Speech by Franklin D Roosevelt

Three score and six years ago, the greatest president of the 20th century gave one of his greatest speeches. On Jan. 11, 1944, in a State of the Union address that deserves to be ranked with Lincoln's "Gettysburg Address" and King's "I Have a Dream" speech, President Franklin D. Roosevelt called for recognition of a "Second Bill of Rights."

According to FDR:

"This Republic had its beginning, and grew to its present strength, under the protection of certain inalienable political rights -- among them the right of free speech, free press, free worship, trial by jury, freedom from unreasonable searches and seizures. They were our rights to life and liberty.
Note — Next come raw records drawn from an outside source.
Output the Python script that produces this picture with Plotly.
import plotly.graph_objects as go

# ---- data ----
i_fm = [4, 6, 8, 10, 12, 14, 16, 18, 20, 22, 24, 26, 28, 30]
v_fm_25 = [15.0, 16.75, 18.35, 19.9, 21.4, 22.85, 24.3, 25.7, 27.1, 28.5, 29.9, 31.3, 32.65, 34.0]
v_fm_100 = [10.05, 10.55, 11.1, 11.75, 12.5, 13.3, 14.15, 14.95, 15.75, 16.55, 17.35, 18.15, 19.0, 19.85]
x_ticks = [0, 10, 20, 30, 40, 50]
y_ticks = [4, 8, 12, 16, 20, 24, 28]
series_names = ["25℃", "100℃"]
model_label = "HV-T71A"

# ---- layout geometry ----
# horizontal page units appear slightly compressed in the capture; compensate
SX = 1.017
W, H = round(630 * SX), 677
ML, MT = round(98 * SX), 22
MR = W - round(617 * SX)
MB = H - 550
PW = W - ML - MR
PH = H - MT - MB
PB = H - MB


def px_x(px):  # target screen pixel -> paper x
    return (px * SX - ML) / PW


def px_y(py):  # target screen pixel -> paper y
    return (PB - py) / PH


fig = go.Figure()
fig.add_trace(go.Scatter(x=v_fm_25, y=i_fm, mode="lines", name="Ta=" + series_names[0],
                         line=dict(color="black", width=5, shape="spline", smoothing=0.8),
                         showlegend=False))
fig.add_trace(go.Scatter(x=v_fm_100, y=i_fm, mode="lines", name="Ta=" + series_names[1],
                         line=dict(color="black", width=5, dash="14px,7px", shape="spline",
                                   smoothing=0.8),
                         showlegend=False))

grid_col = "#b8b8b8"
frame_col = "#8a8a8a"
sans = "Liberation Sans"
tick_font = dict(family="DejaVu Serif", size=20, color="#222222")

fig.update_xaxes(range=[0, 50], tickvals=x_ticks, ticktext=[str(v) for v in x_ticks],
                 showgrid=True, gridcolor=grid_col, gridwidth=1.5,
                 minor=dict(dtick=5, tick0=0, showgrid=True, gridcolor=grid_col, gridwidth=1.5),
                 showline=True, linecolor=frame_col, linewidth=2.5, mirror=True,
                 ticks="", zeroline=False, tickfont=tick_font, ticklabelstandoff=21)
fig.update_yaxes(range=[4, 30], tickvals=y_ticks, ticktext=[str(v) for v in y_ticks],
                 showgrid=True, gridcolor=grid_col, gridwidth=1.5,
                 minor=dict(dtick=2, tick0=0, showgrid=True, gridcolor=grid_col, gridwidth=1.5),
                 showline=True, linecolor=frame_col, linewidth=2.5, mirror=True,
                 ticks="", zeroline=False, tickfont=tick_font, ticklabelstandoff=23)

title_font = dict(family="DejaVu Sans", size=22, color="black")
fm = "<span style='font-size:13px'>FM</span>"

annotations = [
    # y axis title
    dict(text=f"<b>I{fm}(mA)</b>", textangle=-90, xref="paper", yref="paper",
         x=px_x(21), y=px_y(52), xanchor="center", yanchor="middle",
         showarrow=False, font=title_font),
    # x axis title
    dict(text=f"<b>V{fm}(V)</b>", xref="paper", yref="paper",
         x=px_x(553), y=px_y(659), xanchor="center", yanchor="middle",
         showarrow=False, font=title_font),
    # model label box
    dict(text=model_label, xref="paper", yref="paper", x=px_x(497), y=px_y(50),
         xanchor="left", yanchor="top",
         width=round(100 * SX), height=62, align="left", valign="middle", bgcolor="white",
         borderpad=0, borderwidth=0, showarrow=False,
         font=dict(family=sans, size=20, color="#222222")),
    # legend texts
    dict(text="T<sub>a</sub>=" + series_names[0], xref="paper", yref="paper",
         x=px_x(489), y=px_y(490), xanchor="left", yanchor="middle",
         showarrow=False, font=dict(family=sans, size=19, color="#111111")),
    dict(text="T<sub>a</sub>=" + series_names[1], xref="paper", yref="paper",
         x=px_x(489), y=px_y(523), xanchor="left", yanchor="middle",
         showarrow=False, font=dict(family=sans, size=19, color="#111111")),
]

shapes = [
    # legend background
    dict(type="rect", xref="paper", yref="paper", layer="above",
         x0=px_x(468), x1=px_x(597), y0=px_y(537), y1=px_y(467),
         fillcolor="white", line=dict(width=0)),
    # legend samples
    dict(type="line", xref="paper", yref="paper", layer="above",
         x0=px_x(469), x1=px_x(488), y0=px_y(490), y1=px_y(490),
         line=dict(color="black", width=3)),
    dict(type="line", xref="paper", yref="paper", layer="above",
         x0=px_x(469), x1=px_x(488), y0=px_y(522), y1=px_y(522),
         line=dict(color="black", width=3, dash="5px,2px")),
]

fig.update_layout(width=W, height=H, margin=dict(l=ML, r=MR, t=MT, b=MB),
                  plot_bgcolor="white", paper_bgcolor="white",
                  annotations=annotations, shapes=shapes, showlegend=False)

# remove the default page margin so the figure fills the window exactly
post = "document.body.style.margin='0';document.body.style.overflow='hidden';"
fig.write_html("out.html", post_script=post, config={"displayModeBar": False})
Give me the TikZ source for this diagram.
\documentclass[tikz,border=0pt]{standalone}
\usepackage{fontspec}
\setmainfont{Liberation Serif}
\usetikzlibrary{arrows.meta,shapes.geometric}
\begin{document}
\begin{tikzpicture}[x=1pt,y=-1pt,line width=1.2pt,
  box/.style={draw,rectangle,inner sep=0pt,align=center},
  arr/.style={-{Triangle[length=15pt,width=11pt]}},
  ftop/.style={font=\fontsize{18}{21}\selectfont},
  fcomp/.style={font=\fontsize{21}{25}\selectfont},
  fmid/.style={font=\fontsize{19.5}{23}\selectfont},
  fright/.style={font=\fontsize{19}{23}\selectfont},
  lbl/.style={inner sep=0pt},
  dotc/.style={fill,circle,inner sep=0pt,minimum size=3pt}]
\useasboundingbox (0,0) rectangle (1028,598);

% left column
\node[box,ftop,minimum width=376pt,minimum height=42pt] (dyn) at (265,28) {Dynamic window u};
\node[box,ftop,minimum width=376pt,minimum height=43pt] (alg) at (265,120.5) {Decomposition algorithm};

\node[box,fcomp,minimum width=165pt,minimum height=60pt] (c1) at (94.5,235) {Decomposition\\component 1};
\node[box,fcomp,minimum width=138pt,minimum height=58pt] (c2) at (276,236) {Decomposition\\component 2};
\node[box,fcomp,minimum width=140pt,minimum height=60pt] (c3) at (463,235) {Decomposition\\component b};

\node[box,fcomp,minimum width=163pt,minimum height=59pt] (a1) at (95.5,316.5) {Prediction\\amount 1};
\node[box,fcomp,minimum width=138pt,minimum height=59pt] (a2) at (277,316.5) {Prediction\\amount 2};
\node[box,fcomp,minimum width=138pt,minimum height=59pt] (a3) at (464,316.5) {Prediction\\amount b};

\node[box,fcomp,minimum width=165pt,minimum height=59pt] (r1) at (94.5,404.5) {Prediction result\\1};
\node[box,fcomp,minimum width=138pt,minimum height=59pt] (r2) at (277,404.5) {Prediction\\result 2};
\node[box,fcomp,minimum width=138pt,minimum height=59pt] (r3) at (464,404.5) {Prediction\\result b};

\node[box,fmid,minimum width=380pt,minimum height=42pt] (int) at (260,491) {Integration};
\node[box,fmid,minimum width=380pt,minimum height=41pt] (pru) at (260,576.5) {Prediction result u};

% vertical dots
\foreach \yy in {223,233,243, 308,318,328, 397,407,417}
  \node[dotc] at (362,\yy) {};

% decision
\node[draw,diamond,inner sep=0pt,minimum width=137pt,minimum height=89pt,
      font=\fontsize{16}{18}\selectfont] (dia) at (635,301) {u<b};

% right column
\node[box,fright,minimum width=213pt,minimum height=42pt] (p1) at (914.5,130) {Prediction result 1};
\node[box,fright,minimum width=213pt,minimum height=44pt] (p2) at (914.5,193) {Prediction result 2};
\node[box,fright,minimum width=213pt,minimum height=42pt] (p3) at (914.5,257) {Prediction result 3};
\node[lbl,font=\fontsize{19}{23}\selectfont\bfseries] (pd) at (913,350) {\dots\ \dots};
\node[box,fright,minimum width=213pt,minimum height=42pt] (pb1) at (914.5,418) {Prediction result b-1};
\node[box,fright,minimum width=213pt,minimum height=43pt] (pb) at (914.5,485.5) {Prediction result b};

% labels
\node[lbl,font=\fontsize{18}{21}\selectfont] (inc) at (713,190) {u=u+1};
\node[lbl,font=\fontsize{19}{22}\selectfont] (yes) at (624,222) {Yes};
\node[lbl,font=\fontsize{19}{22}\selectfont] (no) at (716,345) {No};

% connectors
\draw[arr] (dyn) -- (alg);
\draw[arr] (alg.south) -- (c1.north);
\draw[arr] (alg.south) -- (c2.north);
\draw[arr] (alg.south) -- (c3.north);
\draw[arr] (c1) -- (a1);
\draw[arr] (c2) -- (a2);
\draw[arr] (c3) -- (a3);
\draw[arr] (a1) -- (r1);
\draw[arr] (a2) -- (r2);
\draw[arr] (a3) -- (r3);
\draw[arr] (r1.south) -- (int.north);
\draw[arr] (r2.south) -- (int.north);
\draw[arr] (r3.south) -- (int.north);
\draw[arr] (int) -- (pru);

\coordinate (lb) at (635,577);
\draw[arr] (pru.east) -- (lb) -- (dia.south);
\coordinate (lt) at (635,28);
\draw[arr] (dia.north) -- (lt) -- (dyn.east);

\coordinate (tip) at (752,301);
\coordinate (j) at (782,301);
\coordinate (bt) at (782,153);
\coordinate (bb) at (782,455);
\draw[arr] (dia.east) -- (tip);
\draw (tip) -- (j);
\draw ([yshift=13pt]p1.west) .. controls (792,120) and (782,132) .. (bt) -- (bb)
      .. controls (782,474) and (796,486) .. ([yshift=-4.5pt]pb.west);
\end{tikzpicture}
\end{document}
As our nation has grown in size and stature, however -- as our industrial economy expanded -- these political rights proved inadequate to assure us equality in the pursuit of happiness."

"We have come to a clear realization of the fact that true individual freedom cannot exist without economic security and independence. 'Necessitous men are not free men.' People who are hungry and out of a job are the stuff of which dictatorships are made.

In our day these economic truths have become accepted as self-evident. We have accepted, so to speak, a second Bill of Rights under which a new basis of security and prosperity can be established for all -- regardless of station, race, or creed."

President Roosevelt was not promoting economic rights that were necessarily enforceable in court, but rather economic benefits and opportunities that every American should expect to enjoy by virtue of citizenship in our democratic republic.

Many of the rights he identified have been secured by programs with bipartisan support. These include "the right to a good education" (the G.I. Bill, student loans, Pell Grants, Head Start, federal aid to K-12 schools) and "the right of every family to a decent home" (federally subsidized home loans and tax breaks for home ownership). But even before the global economic crisis, the U.S. fell short when it came to full employment -- "the right to a useful and remunerative job in the industries or shops or farms or mines of the nation" -- and a living wage -- "the right to earn enough to provide adequate food and clothing and recreation."